One of the many compelling aspects of Debranne Cingari's photograph is that the viewers contemplate how each one came about. Their directness allows one to imagine her "eureka!" moment when she came upon the right bed and breakfast in Pennsylvania, the perfect junkyard in Arizona or when she saw the potential of an expansive loft building in Woodstock.
Cingari lets real life guide her and it is an inexhaustible source of inspiration. But she is also theatrical, turning the ordinary moments into narratives and scenarios that she stars in herself. A main prop is her very serviceable wardrobe. A red dress that she wears in a room with roses on the wall paper and a huge vase of them in front of her sets a romantic atmosphere with a hint of luridness. She is more direct in "Seduced" in which she wears a negligee. Her face is blurred her adding the senses of being swept away. She swathes herself in lace - it betokens innocence. For her "Mourning Series" done in memory of a recently deceased friend she wore and appropriate black dress. In one image from this series she sits in a bathtub with the black skirt flaring around her, emphasizing an immersion in sadness.
A viewer sense the inspiration of Cindy Sherman, the major chameleon-like role player in contemporary photography. Cingari doesn't become other characters as Sherman has done for many years, but she exudes the confidence that she has a persona, composed of both her strong physicality and an attitude of openness that can adapt itself to any situation. There is a sense of anticipation about what guise, what aspect of a woman's character, she will assume next.
But Cingari adds different, strong notes to her melody when she takes her camera- with its essential remote controlled timer - outdoors. In two photographs from the junkyard she insinuates herself in situation that let her exhibit a toughness and grittiness that might be softened in the indoor work. Se sits in the shade in front of weathers house in "Inside Screams". She projects a sense of aloneness, like that possessing the people in "Edward Hoppers" paintings, and the scrams might inhabit the old building but they also come from her.
She makes herself an icon or a universal symbol in outdoor photographs such as the "Weathered" series in which she sets up the old-age identification of woman and the earth. Ironically, though, the Arizona landscape that is the locus of the series doesn't convey fertility. However "The Womb" in which she fits herself into a hole in a cliff perfectly conveys an essential femaleness, but it also has great formal power as an exercise in pleasing roundness. A similar formal strength is found in the "Nantucket" series in which Cingari takes over a lighthouse by occupying the square frame of a window opening.
The serial images of Eadweard Muybridge and Thomas Eakins had investigative value but they also often concentrate on naked bodies. Something of this dual pull resides in Cingari's "The Stools" in which the only moving thing in the 16 panels is the artist's body in dialogue with three stools. The space is illuminated through for insistently regular windows.
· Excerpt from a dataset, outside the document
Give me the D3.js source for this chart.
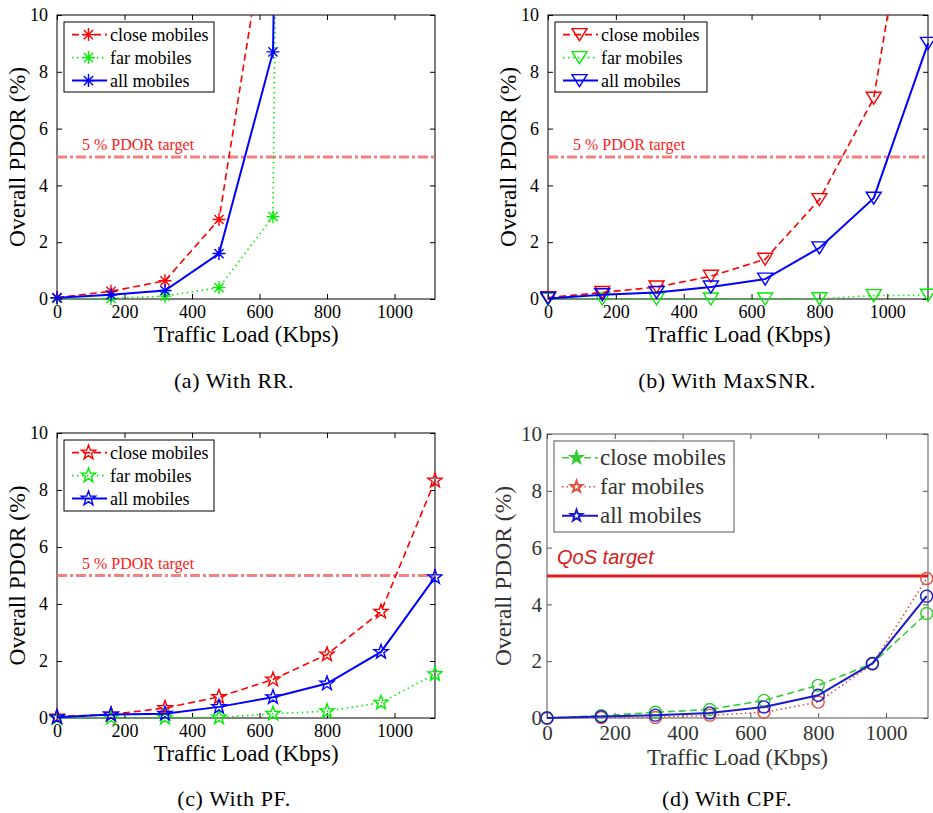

Debranne Cingari's art characterized by a sense of integrity because of its wholeness. It is a constant inquiry into the relationship of a person to the world, and at the same time it captures the rich fluctuating experience of that relationship.
William Zimmer
New York City
January 2003
"Debranne Cingari's self-portraits ask questions more than they give answers. There is a longing present in many of these images that makes us want to know more about the artist and about how she sees herself in relation to her own complex world."